Set exercise. Repeat every line of the data exactly, but not the pictures.

○ ○ ○ ○ ○ ○ ○

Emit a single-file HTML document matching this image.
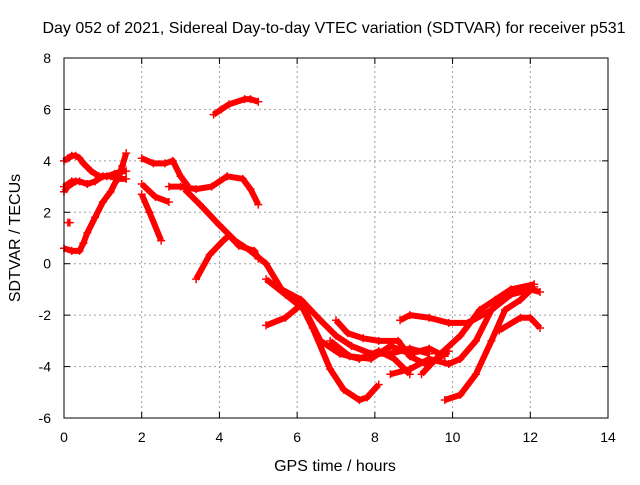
<!DOCTYPE html>
<html><head><meta charset="utf-8"><style>
body{margin:0;background:#fff}
svg text{font-family:"Liberation Sans",sans-serif;fill:#000}
</style></head><body>
<svg id="c" width="640" height="480">
<text x="334" y="33" font-size="16" text-anchor="middle">Day 052 of 2021, Sidereal Day-to-day VTEC variation (SDTVAR) for receiver p531</text>
<text x="335" y="471" font-size="16" text-anchor="middle">GPS time / hours</text>
<text transform="translate(20,238) rotate(-90)" font-size="16" text-anchor="middle">SDTVAR / TECUs</text>
<g id="grid"></g><g id="series"></g>
<rect x="64" y="58" width="544" height="360" fill="none" stroke="#000"/>
</svg>
<script>
const xTicks=[0,2,4,6,8,10,12,14];
const yTicks=[-6,-4,-2,0,2,4,6,8];
const trackA=[[0,4.0],[0.1,4.1],[0.2,4.2],[0.3,4.2],[0.4,4.1],[0.5,3.9],[0.7,3.6],[0.9,3.4],[1.1,3.4],[1.3,3.5],[1.5,3.6],[1.6,3.6]];
const trackB=[[0,3.0],[0.2,3.2],[0.4,3.2],[0.6,3.1],[0.8,3.2],[1.0,3.4],[1.2,3.4],[1.4,3.3],[1.6,3.3]];
const trackC=[[0,2.8],[0.1,3.0],[0.3,3.2]];
const trackD=[[0,0.6],[0.2,0.5],[0.4,0.5],[0.5,0.8],[0.6,1.2],[0.8,1.8],[1.0,2.4],[1.2,2.8],[1.4,3.4],[1.5,3.8],[1.6,4.3]];
const trackE=[[0.1,1.6],[0.15,1.6]];
const trackF=[[2.0,4.1],[2.3,3.9],[2.6,3.9],[2.8,4.0],[3.0,3.4],[3.2,3.0]];
const trackF2=[[2.7,3.0],[3.0,3.0],[3.4,2.9],[3.8,3.0],[4.2,3.4],[4.6,3.3],[4.8,2.9],[5.0,2.3]];
const trackG2=[[2.0,3.1],[2.35,2.6],[2.7,2.4]];
const trackG3=[[2.0,2.7],[2.2,2.0],[2.5,0.9]];
const trackP=[[3.1,2.9],[3.5,2.3],[4.0,1.5],[4.4,0.9],[4.8,0.5],[5.2,0.0],[5.6,-1.0],[6.1,-1.4],[6.6,-2.2],[7.0,-2.8],[7.4,-3.2],[7.9,-3.5],[8.4,-3.5],[8.9,-3.3],[9.4,-3.5]];
const trackG=[[3.4,-0.6],[3.75,0.35],[4.1,0.9],[4.25,1.1],[4.5,0.7],[4.9,0.5],[5.0,0.2]];
const trackH=[[3.85,5.8],[4.05,6.0],[4.25,6.2],[4.65,6.4],[4.8,6.4],[5.0,6.3]];
const trackI=[[5.2,-2.4],[5.7,-2.1],[6.1,-1.6],[6.4,-2.5],[6.85,-4.1],[7.2,-4.9],[7.6,-5.3],[7.8,-5.2],[8.1,-4.7]];
const trackJ=[[5.2,-0.6],[5.7,-1.2],[6.2,-1.8],[6.6,-3.0],[7.1,-3.5],[7.6,-3.7],[8.1,-3.4],[8.5,-3.7],[8.9,-4.3]];
const trackJ2=[[8.65,-2.2],[8.9,-2.0],[9.4,-2.1],[9.9,-2.3],[10.4,-2.3],[11.0,-1.8],[11.5,-1.2],[12.0,-1.0],[12.25,-1.1]];
const trackK=[[9.8,-5.3],[10.2,-5.1],[10.6,-4.3],[11.0,-3.0],[11.35,-1.8],[11.75,-1.4],[12.1,-0.9]];
const trackL=[[9.2,-4.3],[9.7,-3.5],[10.2,-2.8],[10.7,-1.8],[11.1,-1.4],[11.5,-1.0],[12.1,-0.8]];
const trackM=[[8.4,-4.3],[8.9,-4.1],[9.4,-3.7],[9.9,-3.9],[10.2,-3.7],[10.6,-3.0],[11.0,-1.8],[11.3,-1.4]];
const trackN=[[11.2,-2.6],[11.75,-2.1],[12.0,-2.1],[12.25,-2.5]];
const trackO=[[6.85,-3.0],[7.35,-3.6],[7.9,-3.7],[8.4,-3.2],[8.9,-3.5],[9.4,-3.3],[9.8,-3.6]];
const trackQ=[[7.0,-2.2],[7.3,-2.7],[7.7,-2.9],[8.1,-3.0],[8.6,-3.0],[8.9,-3.6],[9.3,-3.9],[9.6,-3.7],[9.9,-3.4]];
const tracks=[trackA,trackB,trackC,trackD,trackE,trackF,trackF2,trackG2,trackG3,trackP,trackG,trackH,trackI,trackJ,trackJ2,trackK,trackL,trackM,trackN,trackO,trackQ];
const NS='http://www.w3.org/2000/svg';
const X0=64,X1=608,Y0=418,Y1=58;
const sx=t=>X0+(t-0)/(14-0)*(X1-X0);
const sy=v=>Y0-(v+6)/(8+6)*(Y0-Y1);
const grid=document.getElementById('grid'),ser=document.getElementById('series'),svg=document.getElementById('c');
function mk(tag,a,p){const e=document.createElementNS(NS,tag);for(const k in a)e.setAttribute(k,a[k]);p.appendChild(e);return e;}
xTicks.forEach(t=>{const x=sx(t);
 if(t>0&&t<14){const g=mk('line',{x1:x,x2:x,y1:Y0,y2:Y1,stroke:'#a0a0a0','stroke-dasharray':'2,3'},grid);}
 mk('line',{x1:x,x2:x,y1:Y0,y2:Y0-6,stroke:'#000'},grid);mk('line',{x1:x,x2:x,y1:Y1,y2:Y1+6,stroke:'#000'},grid);
 const tx=mk('text',{x:x,y:Y0+24,'font-size':14,'text-anchor':'middle'},svg);tx.textContent=t;
 });
yTicks.forEach(v=>{const y=sy(v);
 if(v>-6&&v<8){const g=mk('line',{x1:X0,x2:X1,y1:y,y2:y,stroke:'#a0a0a0','stroke-dasharray':'2,3'},grid);}
 mk('line',{x1:X0,x2:X0+6,y1:y,y2:y,stroke:'#000'},grid);mk('line',{x1:X1,x2:X1-6,y1:y,y2:y,stroke:'#000'},grid);
 const tx=mk('text',{x:X0-13,y:y+5,'font-size':14,'text-anchor':'end'},svg);tx.textContent=v;
 });
tracks.forEach(tr=>{
 const pl=mk('polyline',{points:tr.map(p=>sx(p[0])+','+sy(p[1])).join(' '),fill:'none',stroke:'#ff0000','stroke-width':6,'stroke-linejoin':'round'},ser);
 
 
 tr.forEach(p=>{const x=sx(p[0]),y=sy(p[1]);
  const m=mk('path',{d:`M${x-4},${y}h8M${x},${y-4}v8`,stroke:'#ff0000','stroke-width':1.5},ser);
  
  });
});
</script>
</body></html>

○ ○ ○ ○ ○ ○ ○

In response.
Emit a single-file HTML document matching this image.
<!DOCTYPE html>
<html><head><meta charset="utf-8"><style>
body{margin:0;background:#fff}
svg text{font-family:"Liberation Sans",sans-serif;fill:#000}
</style></head><body>
<svg id="c" width="640" height="480">
<text x="334" y="33" font-size="16" text-anchor="middle">Day 052 of 2021, Sidereal Day-to-day VTEC variation (SDTVAR) for receiver p531</text>
<text x="335" y="471" font-size="16" text-anchor="middle">GPS time / hours</text>
<text transform="translate(20,238) rotate(-90)" font-size="16" text-anchor="middle">SDTVAR / TECUs</text>
<g id="grid"></g><g id="series"></g>
<rect x="64" y="58" width="544" height="360" fill="none" stroke="#000"/>
</svg>
<script>
const xTicks=[0,2,4,6,8,10,12,14];
const yTicks=[-6,-4,-2,0,2,4,6,8];
const trackA=[[0,4.0],[0.1,4.1],[0.2,4.2],[0.3,4.2],[0.4,4.1],[0.5,3.9],[0.7,3.6],[0.9,3.4],[1.1,3.4],[1.3,3.5],[1.5,3.6],[1.6,3.6]];
const trackB=[[0,3.0],[0.2,3.2],[0.4,3.2],[0.6,3.1],[0.8,3.2],[1.0,3.4],[1.2,3.4],[1.4,3.3],[1.6,3.3]];
const trackC=[[0,2.8],[0.1,3.0],[0.3,3.2]];
const trackD=[[0,0.6],[0.2,0.5],[0.4,0.5],[0.5,0.8],[0.6,1.2],[0.8,1.8],[1.0,2.4],[1.2,2.8],[1.4,3.4],[1.5,3.8],[1.6,4.3]];
const trackE=[[0.1,1.6],[0.15,1.6]];
const trackF=[[2.0,4.1],[2.3,3.9],[2.6,3.9],[2.8,4.0],[3.0,3.4],[3.2,3.0]];
const trackF2=[[2.7,3.0],[3.0,3.0],[3.4,2.9],[3.8,3.0],[4.2,3.4],[4.6,3.3],[4.8,2.9],[5.0,2.3]];
const trackG2=[[2.0,3.1],[2.35,2.6],[2.7,2.4]];
const trackG3=[[2.0,2.7],[2.2,2.0],[2.5,0.9]];
const trackP=[[3.1,2.9],[3.5,2.3],[4.0,1.5],[4.4,0.9],[4.8,0.5],[5.2,0.0],[5.6,-1.0],[6.1,-1.4],[6.6,-2.2],[7.0,-2.8],[7.4,-3.2],[7.9,-3.5],[8.4,-3.5],[8.9,-3.3],[9.4,-3.5]];
const trackG=[[3.4,-0.6],[3.75,0.35],[4.1,0.9],[4.25,1.1],[4.5,0.7],[4.9,0.5],[5.0,0.2]];
const trackH=[[3.85,5.8],[4.05,6.0],[4.25,6.2],[4.65,6.4],[4.8,6.4],[5.0,6.3]];
const trackI=[[5.2,-2.4],[5.7,-2.1],[6.1,-1.6],[6.4,-2.5],[6.85,-4.1],[7.2,-4.9],[7.6,-5.3],[7.8,-5.2],[8.1,-4.7]];
const trackJ=[[5.2,-0.6],[5.7,-1.2],[6.2,-1.8],[6.6,-3.0],[7.1,-3.5],[7.6,-3.7],[8.1,-3.4],[8.5,-3.7],[8.9,-4.3]];
const trackJ2=[[8.65,-2.2],[8.9,-2.0],[9.4,-2.1],[9.9,-2.3],[10.4,-2.3],[11.0,-1.8],[11.5,-1.2],[12.0,-1.0],[12.25,-1.1]];
const trackK=[[9.8,-5.3],[10.2,-5.1],[10.6,-4.3],[11.0,-3.0],[11.35,-1.8],[11.75,-1.4],[12.1,-0.9]];
const trackL=[[9.2,-4.3],[9.7,-3.5],[10.2,-2.8],[10.7,-1.8],[11.1,-1.4],[11.5,-1.0],[12.1,-0.8]];
const trackM=[[8.4,-4.3],[8.9,-4.1],[9.4,-3.7],[9.9,-3.9],[10.2,-3.7],[10.6,-3.0],[11.0,-1.8],[11.3,-1.4]];
const trackN=[[11.2,-2.6],[11.75,-2.1],[12.0,-2.1],[12.25,-2.5]];
const trackO=[[6.85,-3.0],[7.35,-3.6],[7.9,-3.7],[8.4,-3.2],[8.9,-3.5],[9.4,-3.3],[9.8,-3.6]];
const trackQ=[[7.0,-2.2],[7.3,-2.7],[7.7,-2.9],[8.1,-3.0],[8.6,-3.0],[8.9,-3.6],[9.3,-3.9],[9.6,-3.7],[9.9,-3.4]];
const tracks=[trackA,trackB,trackC,trackD,trackE,trackF,trackF2,trackG2,trackG3,trackP,trackG,trackH,trackI,trackJ,trackJ2,trackK,trackL,trackM,trackN,trackO,trackQ];
const NS='http://www.w3.org/2000/svg';
const X0=64,X1=608,Y0=418,Y1=58;
const sx=t=>X0+(t-0)/(14-0)*(X1-X0);
const sy=v=>Y0-(v+6)/(8+6)*(Y0-Y1);
const grid=document.getElementById('grid'),ser=document.getElementById('series'),svg=document.getElementById('c');
function mk(tag,a,p){const e=document.createElementNS(NS,tag);for(const k in a)e.setAttribute(k,a[k]);p.appendChild(e);return e;}
xTicks.forEach(t=>{const x=sx(t);
 if(t>0&&t<14){const g=mk('line',{x1:x,x2:x,y1:Y0,y2:Y1,stroke:'#a0a0a0','stroke-dasharray':'2,3'},grid);}
 mk('line',{x1:x,x2:x,y1:Y0,y2:Y0-6,stroke:'#000'},grid);mk('line',{x1:x,x2:x,y1:Y1,y2:Y1+6,stroke:'#000'},grid);
 const tx=mk('text',{x:x,y:Y0+24,'font-size':14,'text-anchor':'middle'},svg);tx.textContent=t;
 });
yTicks.forEach(v=>{const y=sy(v);
 if(v>-6&&v<8){const g=mk('line',{x1:X0,x2:X1,y1:y,y2:y,stroke:'#a0a0a0','stroke-dasharray':'2,3'},grid);}
 mk('line',{x1:X0,x2:X0+6,y1:y,y2:y,stroke:'#000'},grid);mk('line',{x1:X1,x2:X1-6,y1:y,y2:y,stroke:'#000'},grid);
 const tx=mk('text',{x:X0-13,y:y+5,'font-size':14,'text-anchor':'end'},svg);tx.textContent=v;
 });
tracks.forEach(tr=>{
 const pl=mk('polyline',{points:tr.map(p=>sx(p[0])+','+sy(p[1])).join(' '),fill:'none',stroke:'#ff0000','stroke-width':6,'stroke-linejoin':'round'},ser);
 
 
 tr.forEach(p=>{const x=sx(p[0]),y=sy(p[1]);
  const m=mk('path',{d:`M${x-4},${y}h8M${x},${y-4}v8`,stroke:'#ff0000','stroke-width':1.5},ser);
  
  });
});
</script>
</body></html>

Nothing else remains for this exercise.